Baca Juga : Nikita Mirzani Sindir Puan Maharani Matikan Mik, Pendukung Putri Megawati Pun Siapkan 100 Pengacara

Partai Demokrat, dan PKS, tegas menolak pengesahan Undang-Undang Omnibus Law Cipta Kerja. Benny menjadi sosok yang memimpin aksi walk out Fraksi Partai Demokrat karena menolak pengesahan Omnibus Law saat rapat Paripurna DPR RI pada 5 Oktober 2020.

Blak-blakan

Benny K Harman blak-blakan terkait proses pembahasan Rancangan Undang Undang (RUU) Cipta Kerja di DPR RI.

Dia menyebutkan beberapa situasi yang terjadi dalam pembahasan RUU yang kini telah disahkan DPR menjadi Undang Undang.

Diantaranya terkait naskah RUU yang tidak dibacakan, dan hanya ditandatangani bgian depannya saja.

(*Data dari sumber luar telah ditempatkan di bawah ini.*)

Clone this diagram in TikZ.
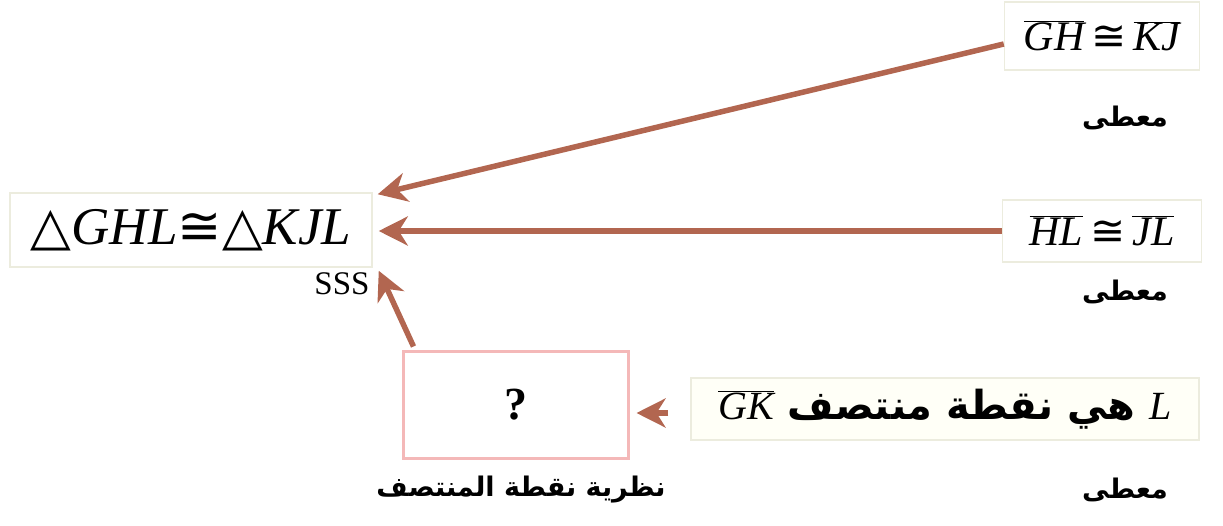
\documentclass[tikz,border=0pt]{standalone}
\usepackage{fontspec}
\setmainfont{Liberation Serif}
\newfontfamily\arabicfont[Script=Arabic]{DejaVu Sans}
\newfontfamily\symfont{DejaVu Serif}
\newfontfamily\relfont{DejaVu Sans}
\TeXXeTstate=1
\usetikzlibrary{arrows.meta}
\definecolor{arrowbrown}{RGB}{178,102,80}
\definecolor{framebeige}{RGB}{236,236,222}
\definecolor{framepink}{RGB}{244,184,184}
% an overlined segment name in roman italic, whatever the surrounding font
\newcommand{\seg}[1]{\ensuremath{\overline{\mbox{\normalfont\itshape #1}}}}
\newcommand{\tri}{{\symfont △}}
\newcommand{\cng}{{\relfont\mdseries ≅}}
\tikzset{
  stmt/.style={draw=framebeige, line width=1.5pt, fill=white, inner sep=0pt},
  ask/.style={draw=framepink, line width=3pt, fill=white, inner sep=0pt},
  reason/.style={font=\arabicfont\bfseries\fontsize{27}{30}\selectfont, inner sep=0pt},
  arr/.style={draw=arrowbrown, line width=5.5pt, -{Stealth[length=29pt,width=29pt,inset=9pt]}},
}
\begin{document}
\begin{tikzpicture}[x=1pt,y=-1pt]
  \useasboundingbox (0,0) rectangle (1223,526);

  % statements
  \node[stmt, minimum width=362pt, minimum height=74pt,
        font=\fontsize{53}{56}\selectfont] (main) at (191,230)
        {\tri\textit{GHL}\cng\tri\textit{KJL}};
  \node[stmt, minimum width=195pt, minimum height=68pt,
        font=\fontsize{42}{46}\selectfont] (gh) at (1102,36)
        {\seg{GH}\,\cng\,\seg{KJ}};
  \node[stmt, minimum width=199pt, minimum height=62pt,
        font=\fontsize{42}{46}\selectfont] (hl) at (1102,231)
        {\seg{HL}\,\cng\,\seg{JL}};
  \node[stmt, minimum width=508pt, minimum height=62pt, fill=white!97!yellow,
        font=\fontsize{40}{44}\selectfont] (mid) at (945,409)
        {\arabicfont\bfseries\beginR \textnormal{\itshape L} هي نقطة منتصف \seg{GK}\endR};
  \node[ask, minimum width=225pt, minimum height=106pt,
        font=\bfseries\fontsize{46}{50}\selectfont] (q) at (515.5,405) {?};

  % reasons
  \node[reason] (r1) at (1125,118) {\beginR معطى\endR};
  \node[reason] (r2) at (1125,292) {\beginR معطى\endR};
  \node[reason] (r3) at (1125,490) {\beginR معطى\endR};
  \node[reason] (r4) at (521,490) {\beginR نظرية نقطة المنتصف\endR};
  \node[anchor=north east, inner sep=0pt, font=\fontsize{33}{36}\selectfont]
        (sss) at ([xshift=-3pt,yshift=-5pt]main.south east) {SSS};

  % connectors
  \draw[arr] ([yshift=-8pt]gh.west) -- ([xshift=5pt,yshift=-2pt]main.north east);
  \draw[arr, shorten >=6pt] (hl.west) -- (main.east |- hl.west);
  \draw[arr] ([xshift=12pt,yshift=4pt]q.north west) -- ([xshift=6pt,yshift=-3pt]main.south east);
  \draw[arr, shorten <=22pt, shorten >=7pt] (mid.west |- 0,413) -- (q.east |- 0,413);
\end{tikzpicture}
\end{document}
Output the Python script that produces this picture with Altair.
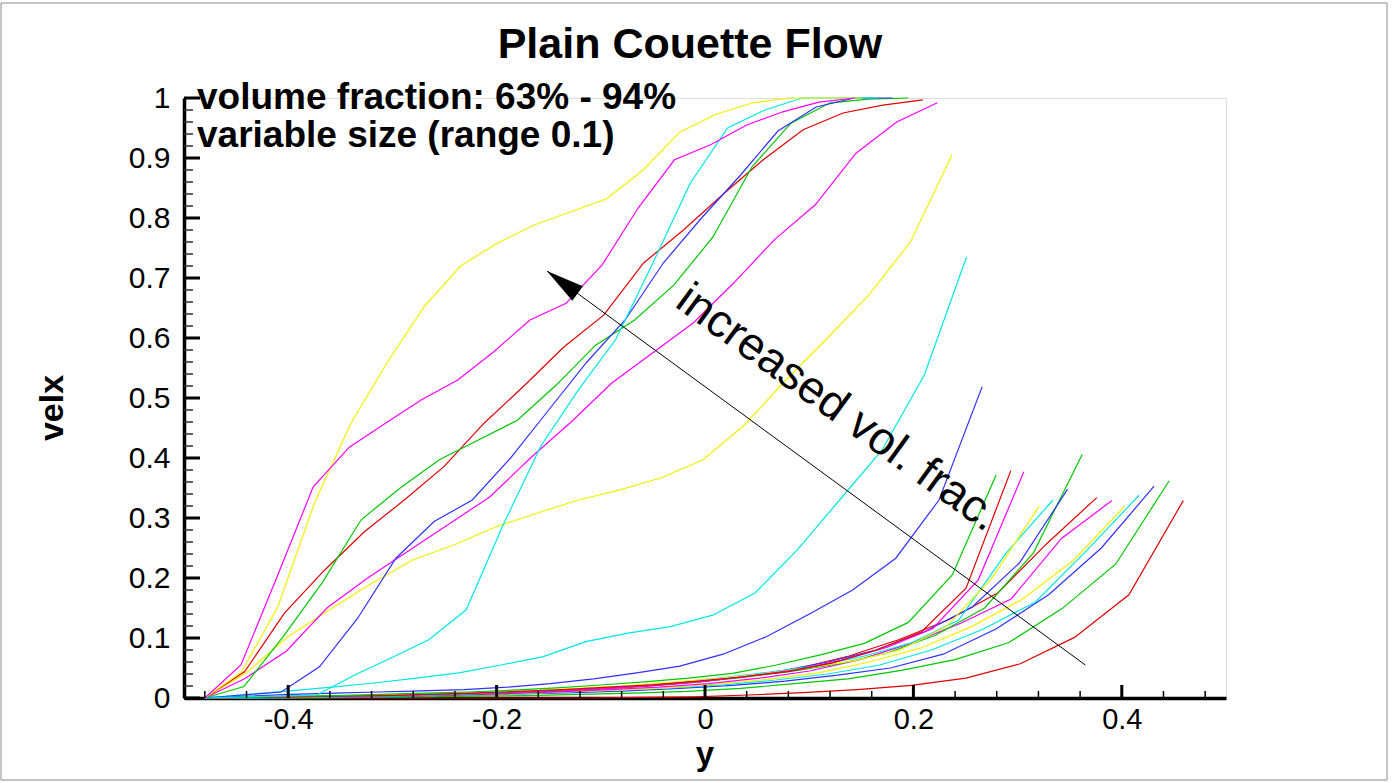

”Pembahasan itu kan di Panja. Dari panja diserahkan ke Timus dan Timsin. Hasil kerja Timus dan Timsin itu dilaporkan ke Panja. Pengambilan keputusan tingkat 1, harus ada naskahnya wajib itu, dan naskah itu harus dibacakan, tidak hanya halaman depan dibacakan dan ditandatangani. Yang terjadi adalah penandatanganan saat raker tigkat 1, hanya bagian depannya saja,” ungkap Benny saat ditanyai Najwa Shihab pada acara Mata Najwa yang ditayangkan Trans7 pada Rabu (14/10/2020) lalu.

Yang kedua, lanjut Benny K Harman, saat rapat paripurna, wajib itu dibagikan naskahnya. ”Itu wajib itu, itu UU itu. Di peraturan Tatib juga ditulis itu, ya, masalahnya adalah, apakah naskah yang telah disetujui di dewan, satu saya mau ingatkan, memang tidak ada naskah yang disetujui di rapat paripurna pengambilan keputusan tingkat 2,” imbuh dia lagi.

Benny juga menjelaskan, pihaknya tidak menafikan terjadi proses perubahan naskah UU setelah disahkan di paripurna.

”Apakah naskah yang telah disetujui di paripurna bisa diubah? Bisa diubah, sepanjang rapat paripurna itu memberikan mandat kepada alat kelengkapan dewan, dalam hal ini Panja atau Baleg untuk melakukan penyempurnaan atau perbaikan, itu boleh. Tapi kalau ada perubahan substansi, perubahan itu wajib dikembalikan ke rapat paripurna untuk mendapat persetujuan. Tidak boleh diubah begitu saja,” kata dia.